Installation of the Soss hinges requires a weird shaped mortise 3/8 inches wide with rounded ends and a deeper center section. I drilled this using a centering drill guide and a brad point bit. I had some trouble with hole depth and later found myself trying to deepen parts of the mortises with chisels. But eventually I got the mortises cut. For hardware installation I chose to use machine screws, both for the Soss hinges and the Brusso hinges. Many people recommend machine screws for wood, especially when the screws are small and short. I thought I would be installing and removing the screws many times, so this supported my decision to use machine screws. In the case of the Soss hinges, the fit in the mortises was very tight. They weren’t going anywhere. It was hard to take the hinges out after test fitting them in the holes. Strength of the screws wouldn’t have made a difference. And since it was so hard to install and remove the hinges I ended up doing it only one time and doing the finishing with the hinges installed. I also broke two 4-40 taps cutting the threads. In retrospect, I think this happened because I pre-drilled holes that were a size too small.

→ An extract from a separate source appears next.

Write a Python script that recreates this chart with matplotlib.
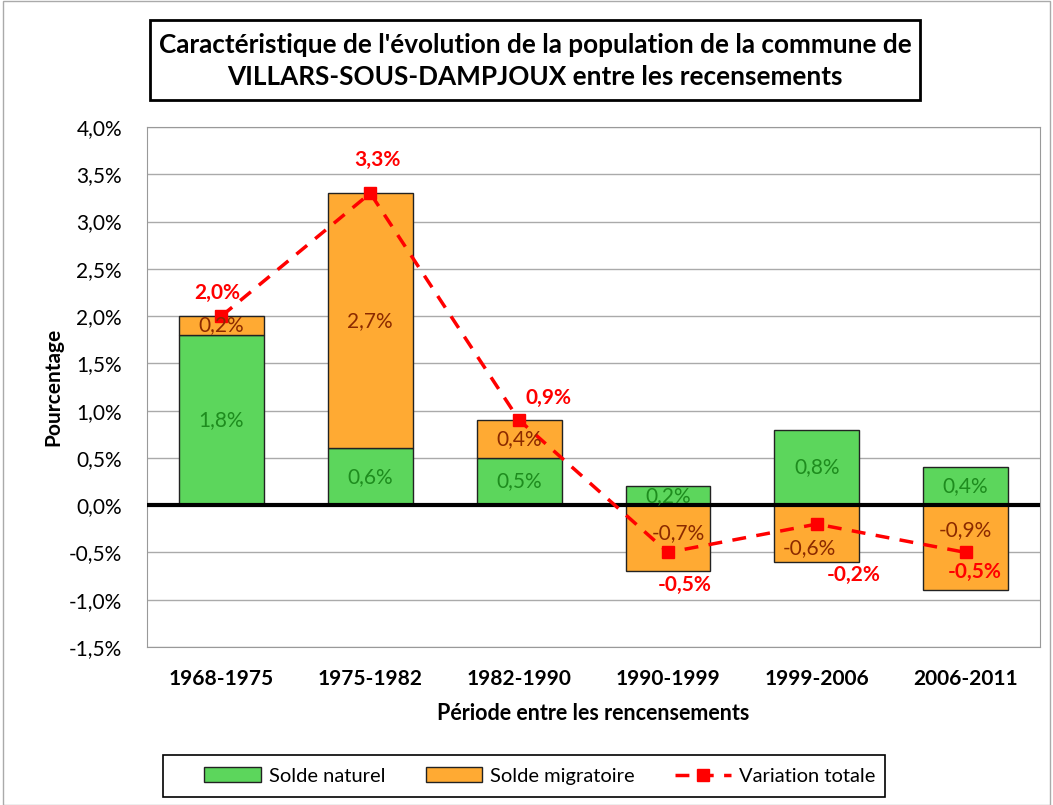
import numpy as np
import matplotlib
matplotlib.use('Agg')
import matplotlib.pyplot as plt
from matplotlib.patches import Rectangle, Patch
from matplotlib.lines import Line2D
from matplotlib.ticker import MultipleLocator, FuncFormatter

plt.rcParams['font.family'] = ['Lato', 'DejaVu Sans']

periodes = ['1968-1975', '1975-1982', '1982-1990', '1990-1999', '1999-2006', '2006-2011']
solde_naturel = [1.8, 0.6, 0.5, 0.2, 0.8, 0.4]
solde_migratoire = [0.2, 2.7, 0.4, -0.7, -0.6, -0.9]
variation_totale = [2.0, 3.3, 0.9, -0.5, -0.2, -0.5]

vert = '#5CD65C'
orange = '#FFAA33'
rouge = '#FF0000'

def fr(v):
    return ('%.1f%%' % v).replace('.', ',')

fig = plt.figure(figsize=(10.53, 8.05), dpi=100)
ax = fig.add_axes([0.1396, 0.1963, 0.8481, 0.6459])

x = np.arange(len(periodes))
w = 0.57
# bas des barres migratoires: au dessus du naturel si positif, sinon depuis 0
bas_mig = [n if m >= 0 else 0 for n, m in zip(solde_naturel, solde_migratoire)]

ax.bar(x, solde_naturel, w, color=vert, edgecolor='#222222', linewidth=1, zorder=3)
ax.bar(x, solde_migratoire, w, bottom=bas_mig, color=orange, edgecolor='#222222', linewidth=1, zorder=3)
ax.plot(x, variation_totale, color=rouge, linestyle=(0, (4, 3)), linewidth=2.5,
        marker='s', markersize=8, zorder=5)

# etiquettes (decalages a la main comme dans le graphique d'origine)
mig_decal = [(0, 0), (0, 0), (0, 0), (0.07, 0.05), (-0.05, -0.15), (0, 0.19)]
for i in range(len(x)):
    n = solde_naturel[i]
    m = solde_migratoire[i]
    ax.text(x[i], n / 2, fr(n), ha='center', va='center', fontsize=15, color='#1E8C1E', zorder=6)
    ym = bas_mig[i] + m / 2
    ax.text(x[i] + mig_decal[i][0], ym + mig_decal[i][1], fr(m), ha='center', va='center',
            fontsize=15, color='#8B2A00', zorder=6)

decal = [(-0.03, 0.24), (0.05, 0.35), (0.2, 0.23), (0.11, -0.34), (0.25, -0.54), (0.06, -0.21)]
for i, t in enumerate(variation_totale):
    ax.text(x[i] + decal[i][0], t + decal[i][1], fr(t), ha='center', va='center',
            fontsize=15, color=rouge, fontweight='bold', zorder=6)

ax.set_xlim(-0.5, len(x) - 0.5)
ax.set_ylim(-1.5, 4.0)
ax.yaxis.set_major_locator(MultipleLocator(0.5))
ax.yaxis.set_major_formatter(FuncFormatter(lambda v, p: fr(v)))
ax.grid(axis='y', color='#AAAAAA', linewidth=1, zorder=0)
ax.axhline(0, color='black', linewidth=3, zorder=4)
ax.set_xticks(x)
ax.set_xticklabels(periodes, fontsize=15, fontweight='bold')
ax.tick_params(axis='x', length=0, pad=16)
ax.tick_params(axis='y', labelsize=15, length=0, pad=18)
for s in ax.spines.values():
    s.set_color('#999999')
ax.set_ylabel('Pourcentage', fontsize=15, fontweight='bold', labelpad=4)
ax.set_xlabel('Période entre les rencensements', fontsize=15.5, fontweight='bold', labelpad=10)

# titre dans un cadre
fig.patches.append(Rectangle((150 / 1053, 1 - 100 / 805), 770 / 1053, 80 / 805,
                             transform=fig.transFigure, fill=False, edgecolor='black', linewidth=2))
fig.text(535 / 1053, 1 - 61 / 805,
         "Caractéristique de l'évolution de la population de la commune de\nVILLARS-SOUS-DAMPJOUX entre les recensements",
         ha='center', va='center', fontsize=18.8, fontweight='bold', linespacing=1.4)

# legende (cadre dessine a part)
fig.patches.append(Rectangle((163 / 1053, 1 - 797 / 805), 722 / 1053, 42 / 805,
                             transform=fig.transFigure, fill=False, edgecolor='black', linewidth=1.2))
poignees = [Patch(facecolor=vert, edgecolor='#222222', label='Solde naturel'),
            Patch(facecolor=orange, edgecolor='#222222', label='Solde migratoire'),
            Line2D([0], [0], color=rouge, linestyle=(0, (4, 3)), linewidth=2.5, marker='s',
                   markersize=8, label='Variation totale')]
leg = fig.legend(handles=poignees, loc='center', bbox_to_anchor=(540 / 1053, 1 - 776 / 805),
                 ncol=3, fontsize=14.5, frameon=False,
                 handlelength=2.8, handletextpad=0.4, columnspacing=2.0)

# cadre exterieur
fig.patches.append(Rectangle((0.003, 0.0), 0.994, 0.999, transform=fig.transFigure,
                             fill=False, edgecolor='#AAAAAA', linewidth=1))

fig.savefig('out.png', dpi=100)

I installed the Brusso hinges using chisels and a router plane, a process that I enjoyed much more than drilling with a guide. And I didn’t break the tap when cutting threads for 2-56 screws. Using machine screws here seemed like the right thing to do. The hinges didn’t stay in their mortises from friction alone like the Soss ones, and the use of machine screws enabled me to use longer screws on the frame and shorter ones on the door without having to buy two boxes of screws. My wire cutters cut easily through the brass machine screws so I could make the lengths I needed. I did end up installing and removing the hinges several times.
One disappointment is that the Soss hinges have a little bit of slop in them. I’m not sure if I loosened them up somehow while prying them out of their mortises after test fitting, but if I close the doors without trying to force them upward they don’t create an even gap.
The final component of the charging station is the hub holder. As long as we charge devices using cables, the rest of the ensemble can remain unchanged, but this hub is the part most likely to change in the future. It already changed: I have a new hub with more ports. I didn’t want to work too hard on this part so I used a simple design that is very easy to make and somewhat adaptable—unlike the prototype it can at least accommodate charging hubs of varying length. This design requires no complex joinery since the wood grain all runs in the same direction. I tried to shape it to echo the curves of the shelf at the top, with the the back section sticking out to the sides for easy screw mounting.
I think overall this is a great design for a charging station. It only uses wall space, not desk space, and keeps all our devices out of the way. I’m happy with the final result. The only thing that could be improved is the location of cable holding holes in the rubber. These holes are about an inch behind the front of the slot, and this is a little bit too far. Three fourths of an inch would be better.